497. Random Point in Non-overlapping Rectangles

Given a list of non-overlapping axis-aligned rectangles rects, write a function pick which randomly and uniformily picks an integer point in the space covered by the rectangles.

Note:

1. An integer point is a point that has integer coordinates. 
2. A point on the perimeter of a rectangle is included in the space covered by the rectangles. 
3. ith rectangle = rects[i] = [x1,y1,x2,y2], where [x1, y1] are the integer coordinates of the bottom-left corner, and [x2, y2] are the integer coordinates of the top-right corner.
4. length and width of each rectangle does not exceed 2000.
5. 1 <= rects.length <= 100
6. pick return a point as an array of integer coordinates [p_x, p_y]
7. pick is called at most 10000 times.

Example 1:

Input: 
["Solution","pick","pick","pick"]
[[[[1,1,5,5]]],[],[],[]]
Output: 
[null,[4,1],[4,1],[3,3]]

Example 2:

Input: 
["Solution","pick","pick","pick","pick","pick"]
[[[[-2,-2,-1,-1],[1,0,3,0]]],[],[],[],[],[]]
Output: 
[null,[-1,-2],[2,0],[-2,-1],[3,0],[-2,-2]]

Explanation of Input Syntax:

The input is two lists: the subroutines called and their arguments. Solution's constructor has one argument, the array of rectangles rects. pick has no arguments. Arguments are always wrapped with a list, even if there aren't any.

https://leetcode.com/problems/random-point-in-non-overlapping-rectangles/discuss/316890/Trying-to-explain-why-the-intuitive-solution-wont-work

以开始想到随机挑选一个rec然后随机选里面的点不就行了？
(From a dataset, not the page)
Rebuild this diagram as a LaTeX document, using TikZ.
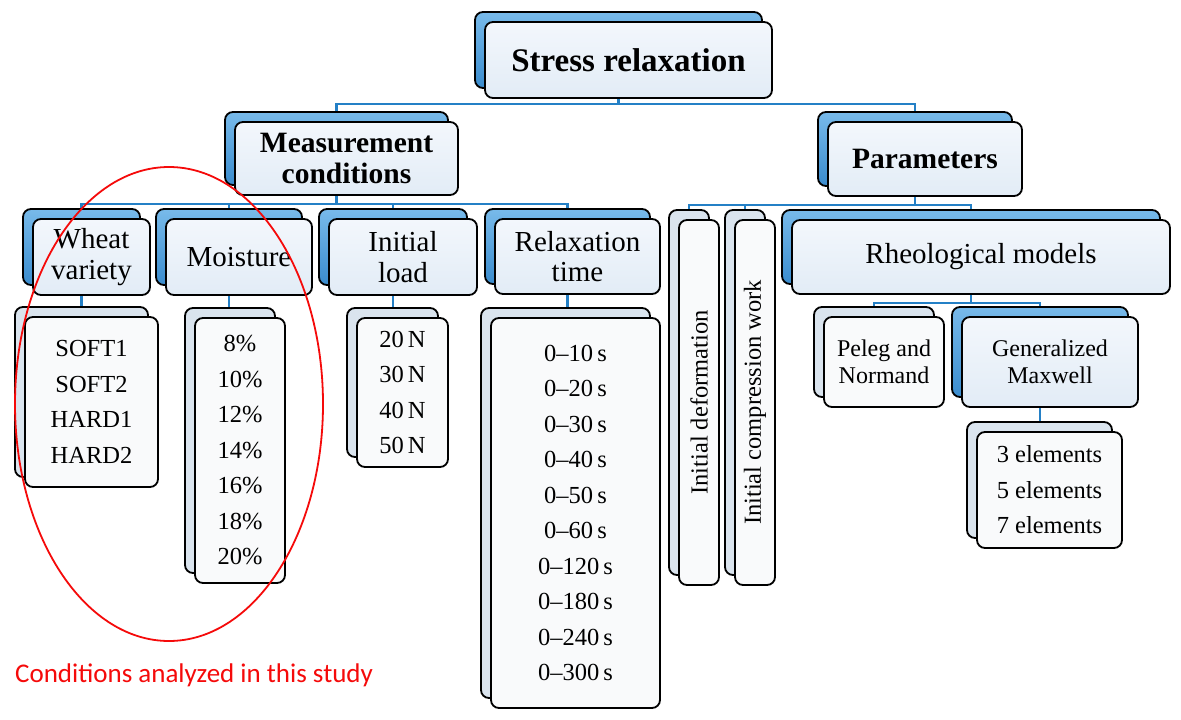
\documentclass[tikz,border=0pt]{standalone}
\usepackage{fontspec}
\setmainfont{Liberation Serif}
\newfontfamily\redfont{Carlito}
\pgfdeclarelayer{paper}
\pgfdeclarelayer{bg}
\pgfsetlayers{paper,bg,main}
\definecolor{conn}{RGB}{36,128,198}
\definecolor{bblueT}{RGB}{120,186,234}
\definecolor{bblueB}{RGB}{58,140,206}
\definecolor{lback}{RGB}{218,228,238}
\definecolor{hfT}{RGB}{243,247,252}
\definecolor{hfB}{RGB}{226,236,246}
\definecolor{lfront}{RGB}{249,250,251}
\definecolor{redline}{RGB}{245,10,10}
\newcommand\fTop{\fontsize{33}{36}\selectfont\bfseries}
\newcommand\fMid{\fontsize{29.5}{31}\selectfont\bfseries}
\newcommand\fHead{\fontsize{29}{30.5}\selectfont}
\newcommand\fSmall{\fontsize{24}{27}\selectfont}
\newcommand\fList{\fontsize{24.5}{35.5}\selectfont}
\newcommand\fVert{\fontsize{24.5}{26}\selectfont}
\tikzset{
 card/.style={draw=black, line width=1.8pt, rounded corners=8pt, inner sep=0pt, outer sep=0pt, anchor=north west, align=center},
 blueback/.style={card, top color=bblueT, bottom color=bblueB},
 lightback/.style={card, fill=lback},
 headfront/.style={card, top color=hfT, bottom color=hfB},
 listfront/.style={card, fill=lfront},
 wire/.style={draw=conn, line width=2.3pt},
}
\newcommand\cardpair[8]{%
 \node[#6, minimum width={#4-#2-10}, minimum height={#5-#3-10}] (#1B) at (#2,#3) {};
 \node[#7, minimum width={#4-#2-10}, minimum height={#5-#3-10}] (#1) at ({#2+10},{#3+10}) {#8};}
\begin{document}
\begin{tikzpicture}[x=1pt,y=-1pt]
\begin{pgfonlayer}{paper}
\fill[white] (0,0) rectangle (1181,720);
\end{pgfonlayer}
\useasboundingbox (0,0) rectangle (1181,720);
% level 0
\cardpair{sr}{475}{12}{772}{98}{blueback}{headfront,font=\fTop}{Stress relaxation}
% level 1
\cardpair{mc}{225}{112}{458}{195}{blueback}{headfront,font=\fMid}{Measurement\\conditions}
\cardpair{pa}{818}{112}{1022}{196}{blueback}{headfront,font=\fMid}{Parameters}
% level 2
\cardpair{wv}{23}{209}{150}{295}{blueback}{headfront,font=\fHead}{Wheat\\variety}
\cardpair{mo}{156}{209}{312}{295}{blueback}{headfront,font=\fHead}{Moisture}
\cardpair{il}{319}{209}{477}{295}{blueback}{headfront,font=\fHead}{Initial\\load}
\cardpair{rt}{485}{209}{660}{294}{blueback}{headfront,font=\fHead}{Relaxation\\time}
\cardpair{id}{669}{210}{719}{585}{lightback}{listfront}{}
\cardpair{ic}{725}{210}{775}{585}{lightback}{listfront}{}
\node[rotate=90, font=\fVert] (idT) at (id.center) {Initial deformation};
\node[rotate=90, font=\fVert] (icT) at (ic.center) {Initial compression work};
\cardpair{rm}{782}{210}{1170}{294}{blueback}{headfront,font=\fHead}{Rheological models}
% level 3
\cardpair{pn}{814}{307}{944}{407}{lightback}{listfront,font=\fSmall}{Peleg and\\Normand}
\cardpair{gm}{952}{307}{1138}{407}{blueback}{headfront,font=\fSmall}{Generalized\\Maxwell}
\cardpair{wl}{15}{307}{158}{487}{lightback}{listfront,font=\fList}{SOFT1\\SOFT2\\HARD1\\HARD2}
\cardpair{ml}{185}{308}{285}{583}{lightback}{listfront,font=\fList}{8\%\\10\%\\12\%\\14\%\\16\%\\18\%\\20\%}
\cardpair{ll}{347}{308}{448}{467}{lightback}{listfront,font=\fList}{20\,N\\30\,N\\40\,N\\50\,N}
\cardpair{rl}{481}{308}{660}{708}{lightback}{listfront,font=\fList}{0–10\,s\\0–20\,s\\0–30\,s\\0–40\,s\\0–50\,s\\0–60\,s\\0–120\,s\\0–180\,s\\0–240\,s\\0–300\,s}
\cardpair{el}{967}{422}{1122}{548}{lightback}{listfront,font=\fList}{3 elements\\5 elements\\7 elements}
% connectors
\coordinate (bus1) at (0,104);
\coordinate (bus2) at (0,204);
\coordinate (bus3) at (0,205);
\coordinate (bus4) at (0,303);
\begin{pgfonlayer}{bg}
\draw[wire] (srB.south) -- (srB.south |- bus1);
\draw[wire] (mcB.north) -- (mcB.north |- bus1) -- (paB.north |- bus1) -- (paB.north);
\draw[wire] (mcB.south) -- (mcB.south |- bus2);
\draw[wire] (wvB.north) -- (wvB.north |- bus2) -- (rtB.north |- bus2) -- (rtB.north);
\draw[wire] (moB.north) -- (moB.north |- bus2);
\draw[wire] (ilB.north) -- (ilB.north |- bus2);
\draw[wire] (paB.south) -- (paB.south |- bus3);
\draw[wire] (idB.north) -- (idB.north |- bus3) -- (rmB.north |- bus3) -- (rmB.north);
\draw[wire] (icB.north) -- (icB.north |- bus3);
\draw[wire] (rmB.south) -- (rmB.south |- bus4);
\draw[wire] (pnB.north) -- (pnB.north |- bus4) -- (gmB.north |- bus4) -- (gmB.north);
\draw[wire] (wvB.south) -- (wvB.south |- wlB.north);
\draw[wire] (moB.south) -- (moB.south |- mlB.north);
\draw[wire] (ilB.south) -- (ilB.south |- llB.north);
\draw[wire] (rtB.south) -- (rtB.south |- rlB.north);
\draw[wire] (gmB.south) -- (gmB.south |- elB.north);
\end{pgfonlayer}
% annotation
\draw[redline, line width=1.8pt] (169,404) ellipse [x radius=154pt, y radius=237pt];
\node[anchor=base west, text=redline, font=\redfont\fontsize{27}{30}\selectfont, inner sep=0pt] (note) at (15,682) {Conditions analyzed in this study};
\end{tikzpicture}
\end{document}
但这样是不行的，因为rec面积不同，但你选他们的概率却是相同的，这样不符合random，因为对大面积的rec不公平。上面的链接解释了这一情况

class Solution {
    TreeMap<Integer, Integer> map;
    int[][] arrays;
    int sum;
    Random rnd= new Random();
    
    public Solution(int[][] rects) {
        arrays = rects;
        map = new TreeMap<>();
        sum = 0;
        
        for(int i = 0; i < rects.length; i++) {
            int[] rect = rects[i];
                        
            // the right part means the number of points can be picked in this rectangle
            sum += (rect[2] - rect[0] + 1) * (rect[3] - rect[1] + 1);
            
            map.put(sum, i);
        }
    }
    
    public int[] pick() {
        // nextInt(sum) returns a num in [0, sum -1]. After added by 1, it becomes [1, sum]
        int c = map.ceilingKey( rnd.nextInt(sum) + 1);
        
        return pickInRect(arrays[map.get(c)]);
    }
    
    private int[] pickInRect(int[] rect) {
        int left = rect[0], right = rect[2], bot = rect[1], top = rect[3];
        
        return new int[]{left + rnd.nextInt(right - left + 1), bot + rnd.nextInt(top - bot + 1) };
    }
}

正确的方法：

像presum一样，把presum和对应的数组index存到map中，然后rand.nextInt(sum) + 1代表当前取到的随机sum，然后看他在哪个recindex里，随即返回那个rec里的一个点即可。

ceilingKey：return a key larger or equal than parameter.